» Written exercise
Return all the data below as it stands, minus the pictures.

----

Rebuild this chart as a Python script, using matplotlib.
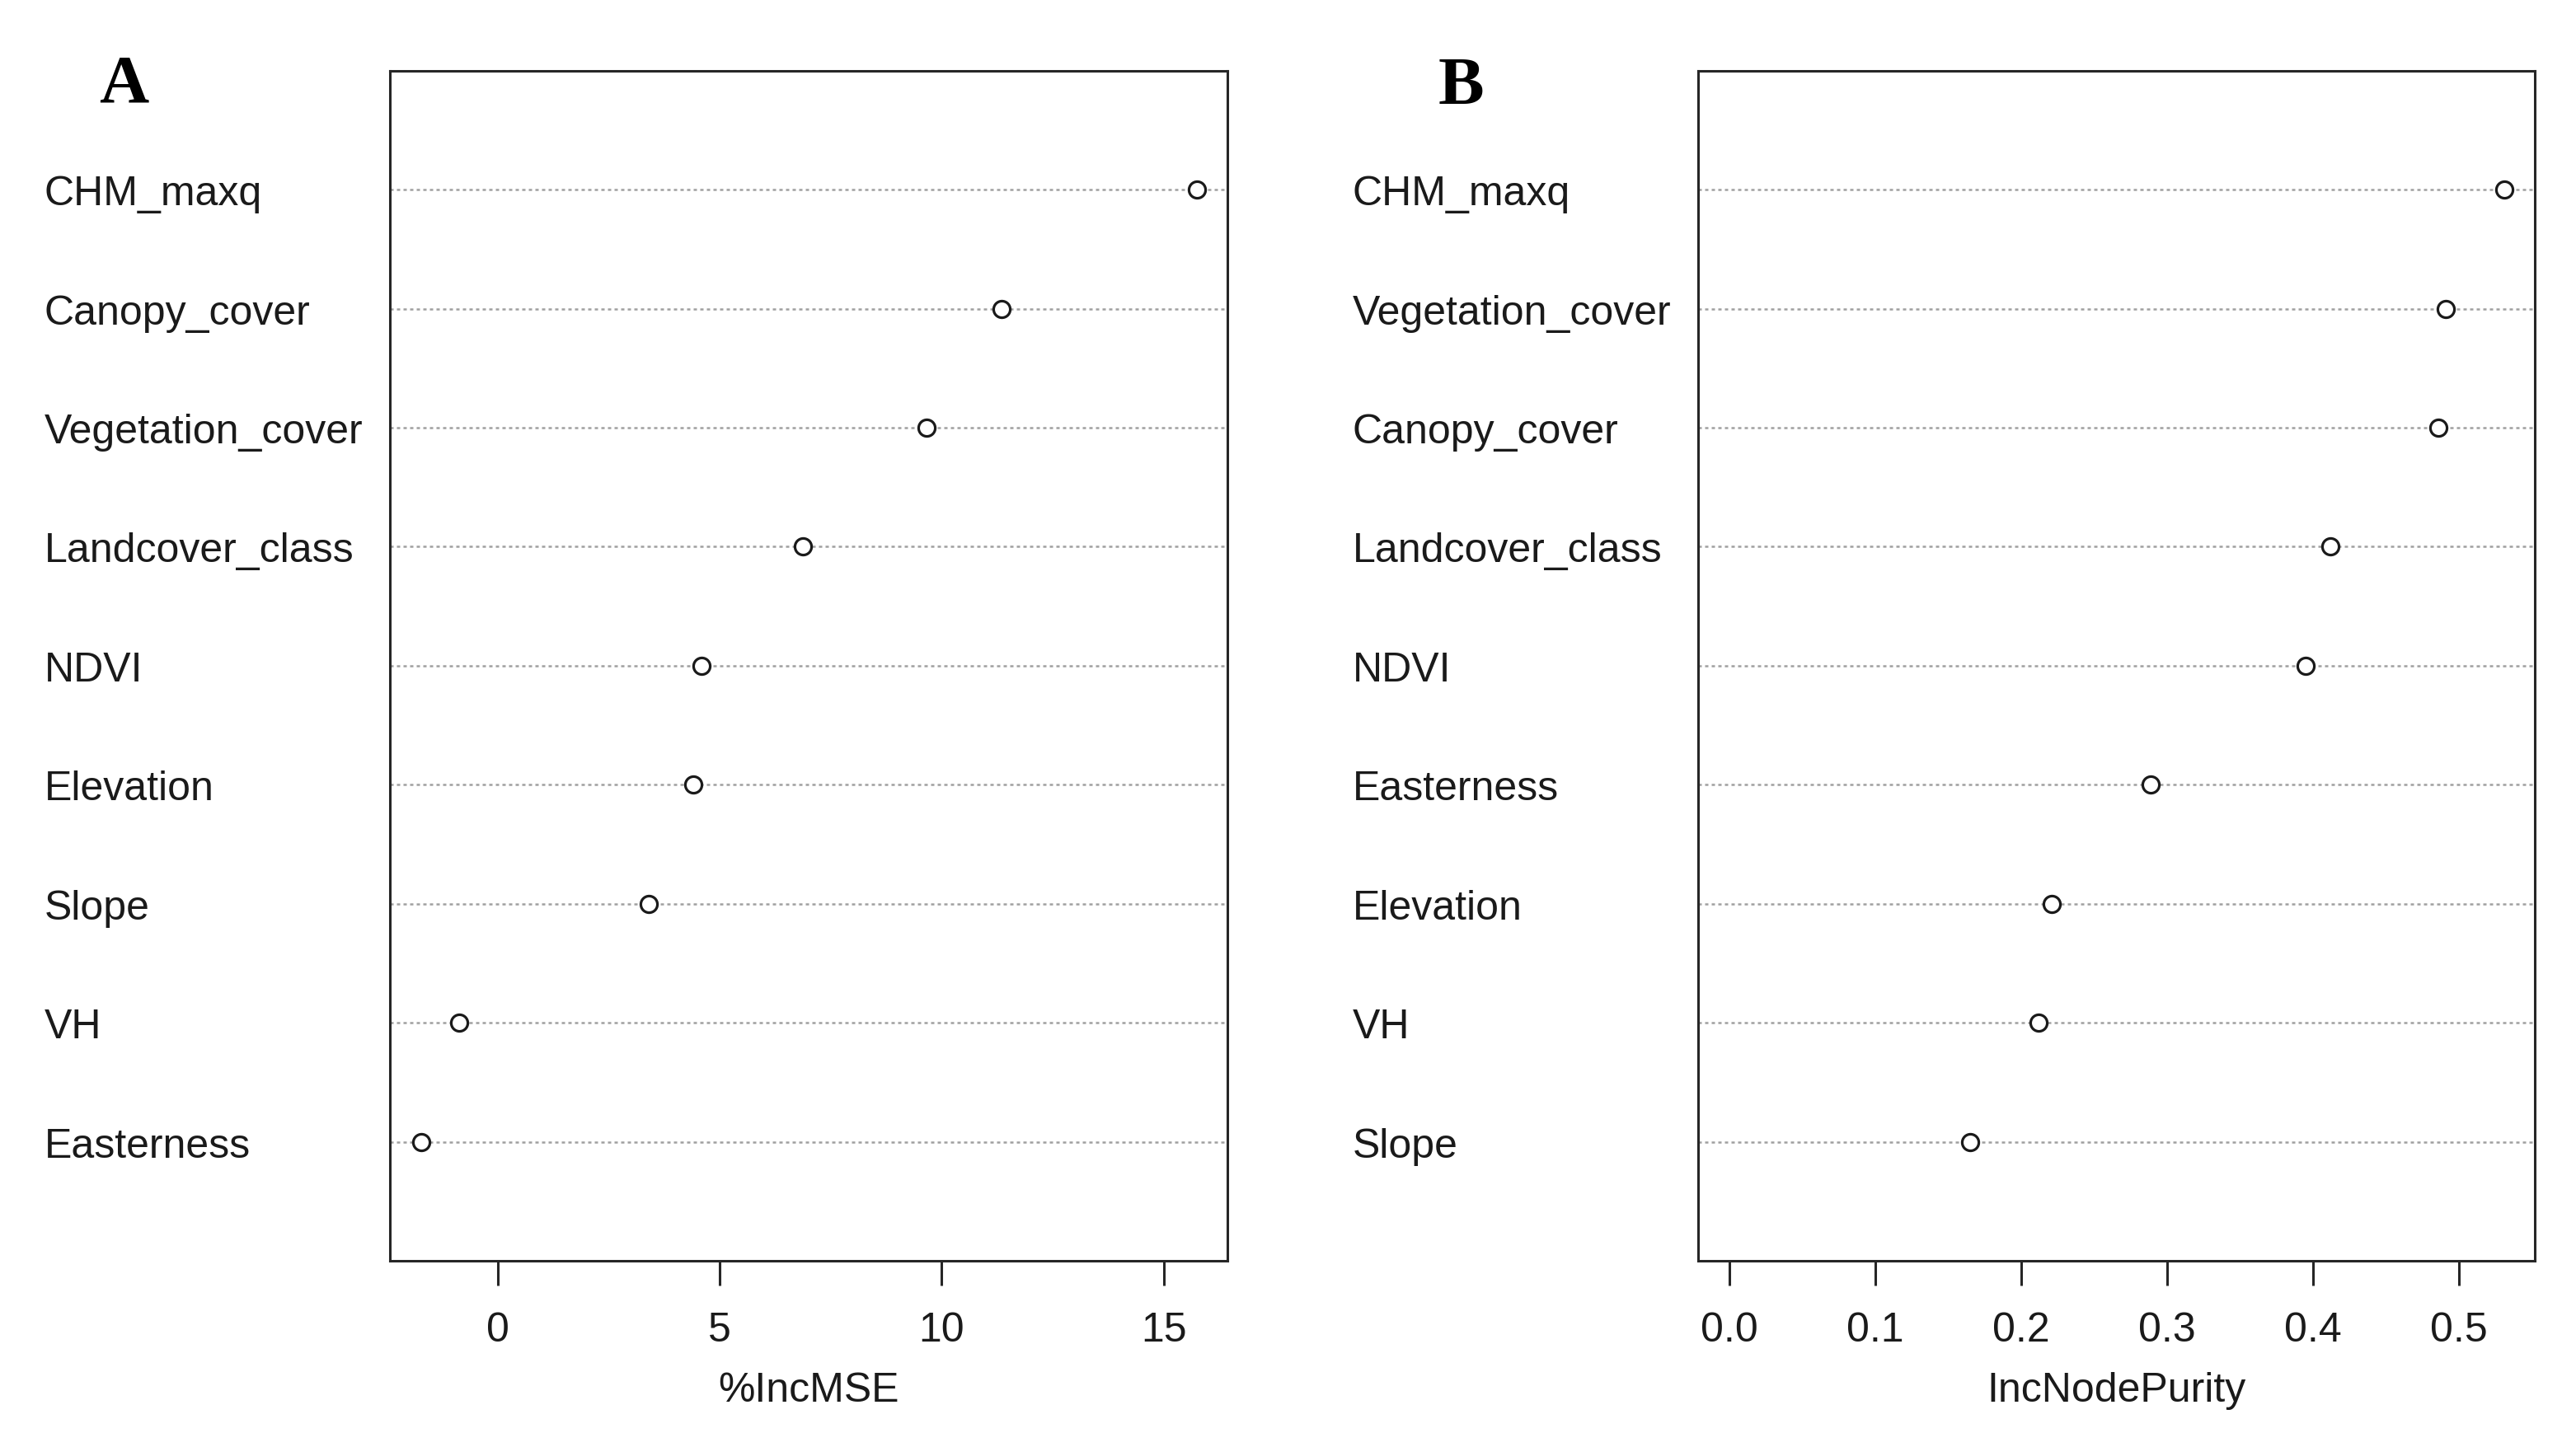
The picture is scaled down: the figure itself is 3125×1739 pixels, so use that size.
import matplotlib
matplotlib.use("Agg")
import matplotlib.pyplot as plt

# Panel A: %IncMSE (top to bottom)
vars_a = ["CHM_maxq", "Canopy_cover", "Vegetation_cover", "Landcover_class",
          "NDVI", "Elevation", "Slope", "VH", "Easterness"]
vals_a = [15.74, 11.35, 9.65, 6.88, 4.59, 4.41, 3.40, -0.87, -1.72]
ticks_a = [0, 5, 10, 15]
xlabel_a = "%IncMSE"

# Panel B: IncNodePurity (top to bottom)
vars_b = ["CHM_maxq", "Vegetation_cover", "Canopy_cover", "Landcover_class",
          "NDVI", "Easterness", "Elevation", "VH", "Slope"]
vals_b = [0.531, 0.491, 0.486, 0.412, 0.395, 0.289, 0.221, 0.212, 0.165]
ticks_b = [0.0, 0.1, 0.2, 0.3, 0.4, 0.5]
tick_labels_b = ["0.0", "0.1", "0.2", "0.3", "0.4", "0.5"]
xlabel_b = "IncNodePurity"

panel_letters = ["A", "B"]

W, H = 3125, 1740
DPI = 100
fig = plt.figure(figsize=(W / DPI, H / DPI), dpi=DPI)
fig.patch.set_facecolor("white")

SANS = ["Liberation Sans", "DejaVu Sans"]
SERIF = ["Liberation Serif", "DejaVu Serif"]
FS = 36
TXT = "#1a1a1a"
LINE = "#262626"

def px2fig(x0, y_top, x1, y_bot):
    return [x0 / W, (H - y_bot) / H, (x1 - x0) / W, (y_bot - y_top) / H]

def panel(rect, names, vals, ticks, ticklabels, xlabel, letter, letter_xy):
    ax = fig.add_axes(rect)
    n = len(vals)
    ys = [n - i for i in range(n)]
    lo = min(0, min(vals))
    hi = max(vals)
    ext = 0.04 * (hi - lo)
    ax.set_xlim(lo - ext, hi + ext)
    ax.set_ylim(0, n + 1)
    for y in ys:
        ax.axhline(y, color="#a0a0a0", lw=1.8, linestyle=(0, (1.6, 1.6)), zorder=1)
    ax.plot(vals, ys, linestyle="none", marker="o", ms=14.5, mew=2.3,
            mfc="white", mec="#1a1a1a", zorder=3)
    ax.set_yticks(ys)
    ax.set_yticklabels(names, ha="left", fontsize=FS, family=SANS, color=TXT)
    ax.tick_params(axis="y", length=0, pad=302)
    ax.set_xticks(ticks)
    ax.set_xticklabels(ticklabels, fontsize=FS, family=SANS, color=TXT)
    ax.tick_params(axis="x", length=21.6, width=2.2, color=LINE, pad=22, direction="out")
    for s in ax.spines.values():
        s.set_linewidth(2.2)
        s.set_color(LINE)
    ax.set_xlabel(xlabel, fontsize=FS, family=SANS, color=TXT, labelpad=20)
    fig.text(letter_xy[0] / W, 1 - letter_xy[1] / H, letter, fontsize=60,
             family=SERIF, fontweight="bold", ha="center", va="center", color="black")
    return ax

panel(px2fig(473.3, 86.7, 1489.3, 1531), vars_a, vals_a, ticks_a,
      [str(t) for t in ticks_a], xlabel_a, panel_letters[0], (150, 104))
panel(px2fig(2060, 86.7, 3075.3, 1531), vars_b, vals_b, ticks_b,
      tick_labels_b, xlabel_b, panel_letters[1], (1772, 107))

fig.savefig("out.png", dpi=DPI, facecolor="white")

----

» Solution for this problem
Rebuild this chart as a Python script, using matplotlib.
The picture is scaled down: the figure itself is 3125×1739 pixels, so use that size.
import matplotlib
matplotlib.use("Agg")
import matplotlib.pyplot as plt

# Panel A: %IncMSE (top to bottom)
vars_a = ["CHM_maxq", "Canopy_cover", "Vegetation_cover", "Landcover_class",
          "NDVI", "Elevation", "Slope", "VH", "Easterness"]
vals_a = [15.74, 11.35, 9.65, 6.88, 4.59, 4.41, 3.40, -0.87, -1.72]
ticks_a = [0, 5, 10, 15]
xlabel_a = "%IncMSE"

# Panel B: IncNodePurity (top to bottom)
vars_b = ["CHM_maxq", "Vegetation_cover", "Canopy_cover", "Landcover_class",
          "NDVI", "Easterness", "Elevation", "VH", "Slope"]
vals_b = [0.531, 0.491, 0.486, 0.412, 0.395, 0.289, 0.221, 0.212, 0.165]
ticks_b = [0.0, 0.1, 0.2, 0.3, 0.4, 0.5]
tick_labels_b = ["0.0", "0.1", "0.2", "0.3", "0.4", "0.5"]
xlabel_b = "IncNodePurity"

panel_letters = ["A", "B"]

W, H = 3125, 1740
DPI = 100
fig = plt.figure(figsize=(W / DPI, H / DPI), dpi=DPI)
fig.patch.set_facecolor("white")

SANS = ["Liberation Sans", "DejaVu Sans"]
SERIF = ["Liberation Serif", "DejaVu Serif"]
FS = 36
TXT = "#1a1a1a"
LINE = "#262626"

def px2fig(x0, y_top, x1, y_bot):
    return [x0 / W, (H - y_bot) / H, (x1 - x0) / W, (y_bot - y_top) / H]

def panel(rect, names, vals, ticks, ticklabels, xlabel, letter, letter_xy):
    ax = fig.add_axes(rect)
    n = len(vals)
    ys = [n - i for i in range(n)]
    lo = min(0, min(vals))
    hi = max(vals)
    ext = 0.04 * (hi - lo)
    ax.set_xlim(lo - ext, hi + ext)
    ax.set_ylim(0, n + 1)
    for y in ys:
        ax.axhline(y, color="#a0a0a0", lw=1.8, linestyle=(0, (1.6, 1.6)), zorder=1)
    ax.plot(vals, ys, linestyle="none", marker="o", ms=14.5, mew=2.3,
            mfc="white", mec="#1a1a1a", zorder=3)
    ax.set_yticks(ys)
    ax.set_yticklabels(names, ha="left", fontsize=FS, family=SANS, color=TXT)
    ax.tick_params(axis="y", length=0, pad=302)
    ax.set_xticks(ticks)
    ax.set_xticklabels(ticklabels, fontsize=FS, family=SANS, color=TXT)
    ax.tick_params(axis="x", length=21.6, width=2.2, color=LINE, pad=22, direction="out")
    for s in ax.spines.values():
        s.set_linewidth(2.2)
        s.set_color(LINE)
    ax.set_xlabel(xlabel, fontsize=FS, family=SANS, color=TXT, labelpad=20)
    fig.text(letter_xy[0] / W, 1 - letter_xy[1] / H, letter, fontsize=60,
             family=SERIF, fontweight="bold", ha="center", va="center", color="black")
    return ax

panel(px2fig(473.3, 86.7, 1489.3, 1531), vars_a, vals_a, ticks_a,
      [str(t) for t in ticks_a], xlabel_a, panel_letters[0], (150, 104))
panel(px2fig(2060, 86.7, 3075.3, 1531), vars_b, vals_b, ticks_b,
      tick_labels_b, xlabel_b, panel_letters[1], (1772, 107))

fig.savefig("out.png", dpi=DPI, facecolor="white")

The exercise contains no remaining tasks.